I’m devoid of emotion, cold, numb, the landscape wraps around me and clouds gather on the horizon.
It is not the beautiful state of joyful nirvana that I get sometimes as I run where my mind clears to enter a state of peaceful zen, this is the darker fugue state of total detachment. 2km to the car, clouds start to gather on the horizon in the dying light of late afternoon, rain will come, but not before I’m back.
I can feel every fibre and sinew in my legs strain and tighten in protest at having to work, my lower back aches. The sun is so bright it has flattened all colour out of the moor, a harsh winter sun, the moorland channels the wind in varying degrees from gentle to irregular strong gusts, there is hardly a soul around, visibility is good and I can see maybe a handful of people within a 360 degree sweep.
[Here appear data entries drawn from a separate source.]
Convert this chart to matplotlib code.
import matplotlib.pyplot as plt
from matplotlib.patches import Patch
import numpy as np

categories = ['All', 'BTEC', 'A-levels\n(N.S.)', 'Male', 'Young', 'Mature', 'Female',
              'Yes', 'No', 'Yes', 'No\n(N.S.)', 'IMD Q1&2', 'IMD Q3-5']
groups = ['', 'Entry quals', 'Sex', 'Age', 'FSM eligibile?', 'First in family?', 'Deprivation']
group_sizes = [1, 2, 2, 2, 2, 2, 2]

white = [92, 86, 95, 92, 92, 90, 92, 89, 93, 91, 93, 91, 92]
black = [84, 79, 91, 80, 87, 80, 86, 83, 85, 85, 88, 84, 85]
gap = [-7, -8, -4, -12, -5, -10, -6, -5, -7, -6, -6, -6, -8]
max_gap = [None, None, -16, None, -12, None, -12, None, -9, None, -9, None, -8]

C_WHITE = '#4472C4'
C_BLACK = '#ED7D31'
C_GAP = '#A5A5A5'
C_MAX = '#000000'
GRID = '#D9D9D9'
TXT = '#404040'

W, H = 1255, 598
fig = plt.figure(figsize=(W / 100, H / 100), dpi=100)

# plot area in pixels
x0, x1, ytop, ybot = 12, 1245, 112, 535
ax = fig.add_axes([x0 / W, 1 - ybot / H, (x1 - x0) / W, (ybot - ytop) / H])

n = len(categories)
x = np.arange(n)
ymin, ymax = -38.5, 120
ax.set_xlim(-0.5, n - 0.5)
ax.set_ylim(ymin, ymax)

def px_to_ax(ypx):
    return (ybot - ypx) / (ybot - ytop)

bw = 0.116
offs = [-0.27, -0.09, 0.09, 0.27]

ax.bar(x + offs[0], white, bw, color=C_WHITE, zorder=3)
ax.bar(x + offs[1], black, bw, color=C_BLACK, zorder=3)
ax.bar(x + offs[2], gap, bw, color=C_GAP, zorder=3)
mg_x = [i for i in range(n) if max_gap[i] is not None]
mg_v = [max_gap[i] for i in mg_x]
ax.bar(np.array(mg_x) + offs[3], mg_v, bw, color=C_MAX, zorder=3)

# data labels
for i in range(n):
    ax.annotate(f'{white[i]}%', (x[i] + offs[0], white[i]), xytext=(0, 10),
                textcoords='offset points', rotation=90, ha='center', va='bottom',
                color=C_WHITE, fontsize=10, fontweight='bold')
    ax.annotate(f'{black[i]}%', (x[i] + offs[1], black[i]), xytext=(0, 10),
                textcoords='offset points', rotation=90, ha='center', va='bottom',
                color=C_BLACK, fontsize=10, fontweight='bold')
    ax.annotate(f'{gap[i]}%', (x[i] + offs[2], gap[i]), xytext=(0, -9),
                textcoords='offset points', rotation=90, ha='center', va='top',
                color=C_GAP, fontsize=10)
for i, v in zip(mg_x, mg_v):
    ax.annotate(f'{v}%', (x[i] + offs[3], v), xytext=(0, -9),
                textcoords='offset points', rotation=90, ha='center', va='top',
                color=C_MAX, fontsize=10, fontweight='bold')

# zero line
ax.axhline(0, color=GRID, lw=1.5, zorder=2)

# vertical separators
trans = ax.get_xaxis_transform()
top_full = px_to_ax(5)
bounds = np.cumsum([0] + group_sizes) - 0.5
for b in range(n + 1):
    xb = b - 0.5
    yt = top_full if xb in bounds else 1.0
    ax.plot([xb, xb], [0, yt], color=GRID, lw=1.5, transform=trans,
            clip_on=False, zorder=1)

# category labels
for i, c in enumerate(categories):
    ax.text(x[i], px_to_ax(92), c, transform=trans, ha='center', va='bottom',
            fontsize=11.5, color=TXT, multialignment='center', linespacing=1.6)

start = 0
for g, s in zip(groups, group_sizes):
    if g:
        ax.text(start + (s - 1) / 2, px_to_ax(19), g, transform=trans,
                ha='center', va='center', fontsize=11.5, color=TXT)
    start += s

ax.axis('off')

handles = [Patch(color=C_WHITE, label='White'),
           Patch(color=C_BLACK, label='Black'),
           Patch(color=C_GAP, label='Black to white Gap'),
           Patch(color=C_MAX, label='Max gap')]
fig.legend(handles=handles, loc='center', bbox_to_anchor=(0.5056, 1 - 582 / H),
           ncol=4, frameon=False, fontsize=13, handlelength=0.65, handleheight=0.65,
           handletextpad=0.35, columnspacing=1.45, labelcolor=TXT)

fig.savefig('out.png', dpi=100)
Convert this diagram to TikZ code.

I have a short section of ‘baby heads’ to cross before a narrow worn path that will lead me back to the car, nothing major, no shakes. I make one error just before the path and sink up to my knee, the sudden drop jars my lower back and seems to shake my fugue state off temporarily, adrenaline I suppose, the path is gained and I start to tap a more regular tempo as the ground becomes more gravel worn.
The path sweeps right and undulates gently, gorse bushes grow either side impeding a steady rhythm, I arrive at the wall and style, turn left drop downhill, not far to go 1km or so, still cannot shake the fugue. picking my way cross another river the cold water shocks my feet and lower legs, uphill again to the last style, over and onto a wider path that comes and goes before settling to a more defined track. I still feel nothing emotionally, my legs hurt, my left knee aches but my feet are warm once again. I stop to take photos but cannot see anything, too bright still, I press on listening to skylarks alarm calls that shatter the silence as I burst past there little territories.
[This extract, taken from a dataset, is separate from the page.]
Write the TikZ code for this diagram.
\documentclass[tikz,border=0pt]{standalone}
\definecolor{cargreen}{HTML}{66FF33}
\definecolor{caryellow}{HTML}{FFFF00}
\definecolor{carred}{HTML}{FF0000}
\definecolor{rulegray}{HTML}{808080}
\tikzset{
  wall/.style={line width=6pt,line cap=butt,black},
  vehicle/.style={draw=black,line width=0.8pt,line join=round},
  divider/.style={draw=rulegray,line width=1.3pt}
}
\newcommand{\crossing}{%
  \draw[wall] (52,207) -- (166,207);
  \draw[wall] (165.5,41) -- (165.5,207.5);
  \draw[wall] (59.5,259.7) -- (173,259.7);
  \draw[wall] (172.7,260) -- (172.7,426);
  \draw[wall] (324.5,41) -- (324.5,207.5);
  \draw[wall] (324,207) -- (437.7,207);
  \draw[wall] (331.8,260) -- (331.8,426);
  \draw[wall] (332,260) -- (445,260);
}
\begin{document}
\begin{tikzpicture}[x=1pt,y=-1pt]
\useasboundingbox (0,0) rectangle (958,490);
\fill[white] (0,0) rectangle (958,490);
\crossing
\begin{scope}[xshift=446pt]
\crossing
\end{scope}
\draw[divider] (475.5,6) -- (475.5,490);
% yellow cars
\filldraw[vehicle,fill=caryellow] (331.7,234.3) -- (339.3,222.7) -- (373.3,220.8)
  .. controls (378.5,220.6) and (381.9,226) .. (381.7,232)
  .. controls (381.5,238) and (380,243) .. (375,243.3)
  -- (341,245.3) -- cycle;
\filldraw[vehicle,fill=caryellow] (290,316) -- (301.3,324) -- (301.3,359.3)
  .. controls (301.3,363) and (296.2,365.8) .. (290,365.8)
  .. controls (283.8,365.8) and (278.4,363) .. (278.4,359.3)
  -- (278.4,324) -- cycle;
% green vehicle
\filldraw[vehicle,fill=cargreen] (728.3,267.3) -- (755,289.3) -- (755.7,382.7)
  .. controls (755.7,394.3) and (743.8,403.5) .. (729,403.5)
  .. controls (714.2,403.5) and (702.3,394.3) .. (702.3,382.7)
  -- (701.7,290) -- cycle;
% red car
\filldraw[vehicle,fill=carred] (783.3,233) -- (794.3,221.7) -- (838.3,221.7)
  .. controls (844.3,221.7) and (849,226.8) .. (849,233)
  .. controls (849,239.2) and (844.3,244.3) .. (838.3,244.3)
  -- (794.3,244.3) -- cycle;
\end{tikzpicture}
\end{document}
The final leg, dropping down to the edge of the moor, past Roundy Park, one of many early settlements on the moor, and finally out into modern field systems that border the road. The track now becomes really broken up, crushed and mashed under so many feet that only go so far before turning around, I’m under half a kilometer from the car. At the last stream I pause and wash my muddy shoes off, the cold water shocks my feet agin, but I stay and sit on the small clapper bridge, feet dangling in the peaty water and watch the swirls and eddys my feet make as the stream washes over the top of them.
The granite has been soaking up the sun’s energy all day and is warm to the touch, high gorse bushes still the wind and I enjoy the last of the afternoons rays for a while. A smile, peace and a calmness envelop me. Re-connect. This little stream so close to the safety of the car refills my senses that had been bleached by the brutal light higher up on the moor, I smell the warm granite that I sit on and see strong earthy colours flowing in the stream and happily catch the pine scent of the nearby forest as I stand and walk lazily toward the car. Happy now, whatever had gone on up on the moor was over, I ring home and let them know I’m off the moor safe. Homeward bound.